» **Collected material**:
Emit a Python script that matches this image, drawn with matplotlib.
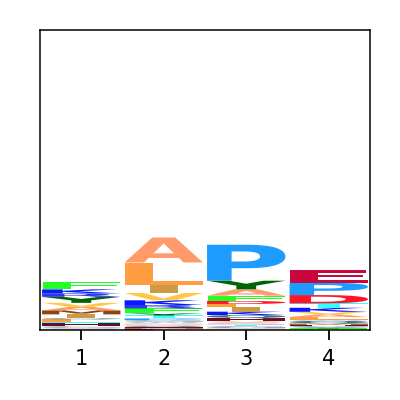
import matplotlib
matplotlib.use("Agg")
import matplotlib.pyplot as plt
from matplotlib.textpath import TextPath
from matplotlib.patches import PathPatch
from matplotlib.font_manager import FontProperties
from matplotlib.transforms import Affine2D

# ---- data (bits), listed bottom -> top for each position ----
positions = [1, 2, 3, 4]

col1_letters = ["W", "S", "G", "C", "H", "T", "L", "Q", "I", "M", "A", "V", "Y", "R", "K", "F"]
col1_heights = [0.012, 0.012, 0.017, 0.012, 0.043, 0.014, 0.043, 0.014, 0.058, 0.058, 0.050, 0.058, 0.086, 0.050, 0.058, 0.109]

col2_letters = ["C", "E", "D", "M", "H", "Q", "S", "N", "W", "G", "P", "T", "Y", "F", "R", "K", "V", "I", "L", "A"]
col2_heights = [0.006, 0.006, 0.008, 0.010, 0.012, 0.014, 0.020, 0.020, 0.022, 0.026, 0.022, 0.043, 0.029, 0.072, 0.050, 0.068, 0.104, 0.109, 0.331, 0.360]

col3_letters = ["W", "N", "G", "T", "S", "V", "H", "Q", "K", "I", "L", "D", "F", "A", "Y", "P"]
col3_heights = [0.010, 0.014, 0.033, 0.014, 0.039, 0.019, 0.039, 0.048, 0.048, 0.063, 0.048, 0.043, 0.076, 0.092, 0.124, 0.518]

col4_letters = ["C", "F", "Y", "G", "H", "M", "Q", "W", "L", "A", "V", "K", "T", "D", "P", "E"]
col4_heights = [0.010, 0.014, 0.014, 0.020, 0.017, 0.017, 0.039, 0.012, 0.043, 0.039, 0.037, 0.058, 0.063, 0.120, 0.177, 0.181]

stacks = [
    (col1_letters, col1_heights),
    (col2_letters, col2_heights),
    (col3_letters, col3_heights),
    (col4_letters, col4_heights),
]

colors = {
    "A": "#FF9A6A", "C": "#B8A070", "D": "#FF1428", "E": "#C8083C",
    "F": "#22FF22", "G": "#8FA5BF", "H": "#6B0A2A", "I": "#CC9944",
    "K": "#0A18FF", "L": "#FF9D42", "M": "#8B4513", "N": "#E8E090",
    "P": "#1E9BFF", "Q": "#3F6F72", "R": "#2A3AE8", "S": "#D8AEE8",
    "T": "#33FFFF", "V": "#FFC844", "W": "#A8C8EC", "Y": "#006400",
}

fig = plt.figure(figsize=(4, 4), dpi=100)
ax = fig.add_axes([0.1, 0.175, 0.825, 0.75])

prop = FontProperties(family="DejaVu Sans", weight="bold")
width = 0.95

_ref_bb = TextPath((0, 0), "E", size=1, prop=prop).get_extents()
max_hstretch = width / _ref_bb.width


def draw_glyph(ax, letter, x, y0, h, color):
    tp = TextPath((0, 0), letter, size=1, prop=prop)
    bb = tp.get_extents()
    hs = min(width / bb.width, max_hstretch)
    shift = (width - bb.width * hs) / 2.0
    tr = (Affine2D()
          .translate(-bb.x0, -bb.y0)
          .scale(hs, h / bb.height)
          .translate(x - width / 2 + shift, y0))
    path = tr.transform_path(tp)
    ax.add_patch(PathPatch(path, facecolor=color, edgecolor="none", lw=0))


for pos, (lets, hts) in zip(positions, stacks):
    y = 0.0
    for L, h in zip(lets, hts):
        draw_glyph(ax, L, pos, y, h, colors[L])
        y += h

ax.set_xlim(0.5, 4.5)
ax.set_ylim(0, 4.32)
ax.set_xticks(positions)
ax.set_xticklabels([str(p) for p in positions], fontsize=15)
ax.set_yticks([])
for s in ax.spines.values():
    s.set_linewidth(1.1)
ax.tick_params(axis="x", length=7, width=1.3, pad=6.5)

fig.savefig("out.png", dpi=100)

» **What needs to be done**:
Repeat the listing above from its first line through the line that contains "0.120, 0.177, 0.181]", both included, and nothing more. Drop the pictures.

» **Result below**:
Emit a Python script that matches this image, drawn with matplotlib.
import matplotlib
matplotlib.use("Agg")
import matplotlib.pyplot as plt
from matplotlib.textpath import TextPath
from matplotlib.patches import PathPatch
from matplotlib.font_manager import FontProperties
from matplotlib.transforms import Affine2D

# ---- data (bits), listed bottom -> top for each position ----
positions = [1, 2, 3, 4]

col1_letters = ["W", "S", "G", "C", "H", "T", "L", "Q", "I", "M", "A", "V", "Y", "R", "K", "F"]
col1_heights = [0.012, 0.012, 0.017, 0.012, 0.043, 0.014, 0.043, 0.014, 0.058, 0.058, 0.050, 0.058, 0.086, 0.050, 0.058, 0.109]

col2_letters = ["C", "E", "D", "M", "H", "Q", "S", "N", "W", "G", "P", "T", "Y", "F", "R", "K", "V", "I", "L", "A"]
col2_heights = [0.006, 0.006, 0.008, 0.010, 0.012, 0.014, 0.020, 0.020, 0.022, 0.026, 0.022, 0.043, 0.029, 0.072, 0.050, 0.068, 0.104, 0.109, 0.331, 0.360]

col3_letters = ["W", "N", "G", "T", "S", "V", "H", "Q", "K", "I", "L", "D", "F", "A", "Y", "P"]
col3_heights = [0.010, 0.014, 0.033, 0.014, 0.039, 0.019, 0.039, 0.048, 0.048, 0.063, 0.048, 0.043, 0.076, 0.092, 0.124, 0.518]

col4_letters = ["C", "F", "Y", "G", "H", "M", "Q", "W", "L", "A", "V", "K", "T", "D", "P", "E"]
col4_heights = [0.010, 0.014, 0.014, 0.020, 0.017, 0.017, 0.039, 0.012, 0.043, 0.039, 0.037, 0.058, 0.063, 0.120, 0.177, 0.181]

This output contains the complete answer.